Looking to move a FP2003 / Dreamweaver municipal website to a CMS or other solution and need design help!

I have a small town website that is quite robust in it's content (agendas, meeting minutes, contact forms, job postings & applications etc.) However, the site, for all of it's content has not been updated with web2.0 stuff and is stuck in the 00's. I've looked and re-looked and re-re-looked at Joomla and Drupal (and modX and CMS made simple etc.) but can't land on a square on what to change the site to, or whether it even should be.

The more I think about it the more I think I'm mainly looking to change the look of the site with good clean CSS, that is accessible for all including those that are on mobile devices or with disabilities - 508 compliance if possible. Just a small task!

The site currently has about 200 html pages and several more PDF documents of minutes, forms, ordinances, etc., that are currently searched by Google.

While I like the idea of a CMS, it seems counter-intuitive to have limits on the structure (3 levels in Joomla or whatever), but maybe I haven't figured out how to adapt the site correctly.
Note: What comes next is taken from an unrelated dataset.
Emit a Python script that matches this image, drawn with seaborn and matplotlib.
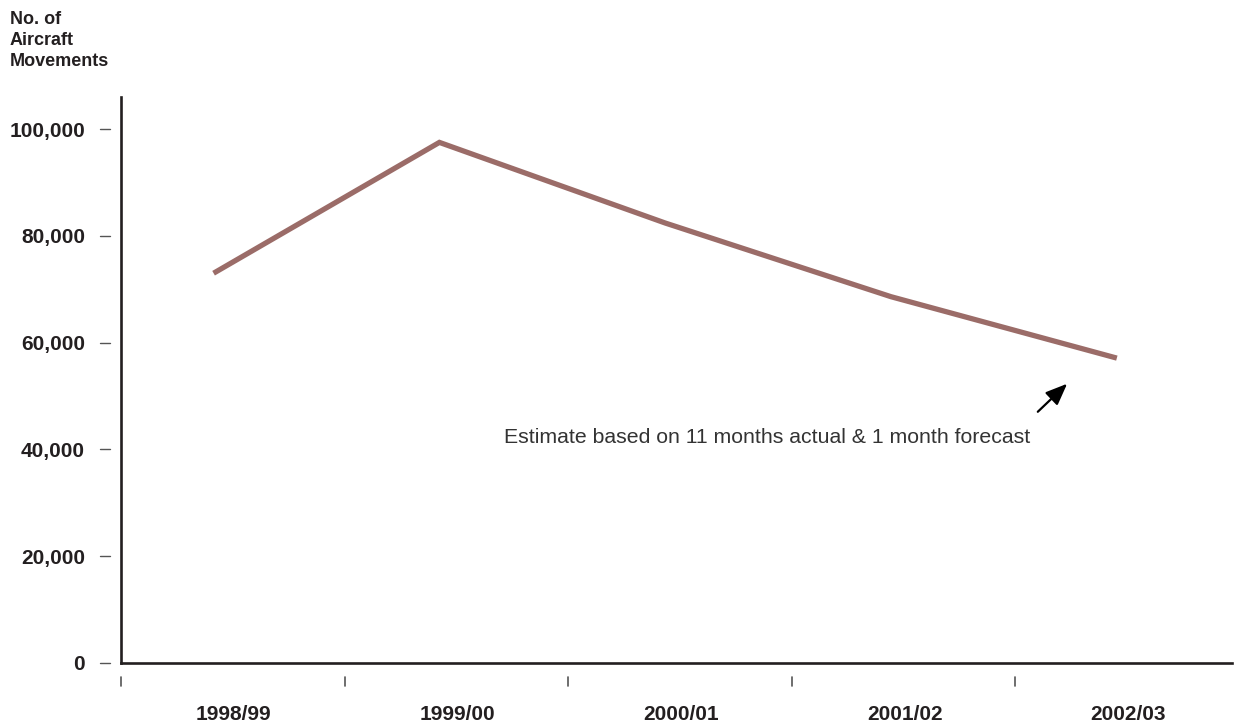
import matplotlib
matplotlib.use("Agg")
import matplotlib.pyplot as plt
import matplotlib.transforms as mtransforms
import numpy as np
import pandas as pd
import seaborn as sns

# Annual aircraft movements
years = ["1998/99", "1999/00", "2000/01", "2001/02", "2002/03"]
movements = [73000, 97500, 82400, 68600, 57100]
y_ticks = [0, 20000, 40000, 60000, 80000, 100000]
note = "Estimate based on 11 months actual & 1 month forecast"

sns.set_theme(style="white")
plt.rcParams["font.family"] = ["Liberation Sans", "DejaVu Sans"]

INK = "#231f20"
LINE = "#9b6c68"

fig = plt.figure(figsize=(12.34, 7.22), dpi=100)
ax = fig.add_axes([121 / 1234, 59 / 722, 1111 / 1234, 566 / 722])

df = pd.DataFrame({"pos": np.arange(len(years)), "movements": movements})
sns.lineplot(data=df, x="pos", y="movements", ax=ax, color=LINE,
             linewidth=3.8, solid_capstyle="butt", solid_joinstyle="miter")

ax.set_xlim(-0.41, 4.51)
ax.set_ylim(0, 106000)

# Spines
for s in ["top", "right"]:
    ax.spines[s].set_visible(False)
for s in ["left", "bottom"]:
    ax.spines[s].set_color(INK)
    ax.spines[s].set_linewidth(1.9)

# Y ticks: labels with detached dashes
ax.set_yticks(y_ticks)
ax.set_yticklabels([f"{v:,}" for v in y_ticks], fontsize=15,
                   fontweight="bold", color=INK)
ax.tick_params(axis="y", length=0, pad=26)
ytrans = mtransforms.blended_transform_factory(ax.transAxes, ax.transData)
for v in y_ticks:
    ax.plot([-0.019, -0.0095], [v, v], transform=ytrans, color="#555555",
            linewidth=1.0, clip_on=False)

# X ticks: category labels between boundary marks
pos = np.arange(len(years))
ax.set_xticks(pos * 0.99 + 0.09)
ax.set_xticklabels(years, fontsize=15, fontweight="bold", color=INK)
ax.tick_params(axis="x", length=0, pad=30)
xtrans = mtransforms.blended_transform_factory(ax.transData, ax.transAxes)
for b in pos * 0.99 - 0.41:
    ax.plot([b, b], [-0.025, -0.041], transform=xtrans, color="#555555",
            linewidth=1.2, clip_on=False)

ax.set_xlabel("")
ax.set_ylabel("")

# Axis title at top-left
fig.text(10 / 1234, 1 - 11 / 722, "No. of\nAircraft\nMovements", ha="left",
         va="top", fontsize=13, fontweight="bold", color=INK, linespacing=1.3)

# Note with arrow pointing to the final estimate
ax.annotate("", xy=(3.78, 52300), xytext=(3.65, 47050),
            arrowprops=dict(arrowstyle="-|>,head_length=1.1,head_width=0.45",
                            color="black", lw=1.6, shrinkA=0, shrinkB=0))
ax.text(3.615, 42300, note, ha="right", va="center", fontsize=15.3,
        color="#333333")

fig.savefig("out.png", dpi=100, facecolor="white")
Also, it appears to me a CMS is great for new sites, but moving large static sites over into one are a whole 'nother ball of wax.

Keep in mind that as the IT person, I have many other responsibilities, not just the website, so I cannot devote 100% of my time to it. The town does not have the money to sign up for something like civicplus.com, nor will it pay a graphic design firm to come up with a prettified solution - so it has to be an open-source, and something an IT person that can't devote all of their time learning and working on. Is there such a beast?

Things I see that needed and lacking in current site: an image / CSS makeover from text & tables, 508 compliance, ease of maintenance (department update-able?), breadcrumbs, "mail this page", "print this page" etc.
posted by dukes909 to Computers & Internet (1 answer total)
 
Well, first off, there is nothing wrong with a website not being "updated with web2.0 stuff." Frankly, unless the "web 2.0 stuff" actually, demonstrably improves the quality of the service of the website, I'd suggest you avoid the more "bells-n-whistles" aspect of web 2.0. Doubly-so, since this is a municipal website.

One of the main reasons a muni website tends to still be in the '00's is that they have to service a very wide range of constituents...many, many of whom probably don't have newer computers. For a municipal website to be functional to as many tax-payers as possible, it really does have to aim somewhere near the lowest common denominator, as far as compatibility goes. I'm not saying you need to avoid CSS completely. I'm just saying that you might want to avoid anything that isn't going to run well in a 3-4-year-old browser.

Aim for robust service over bells-n-whistles.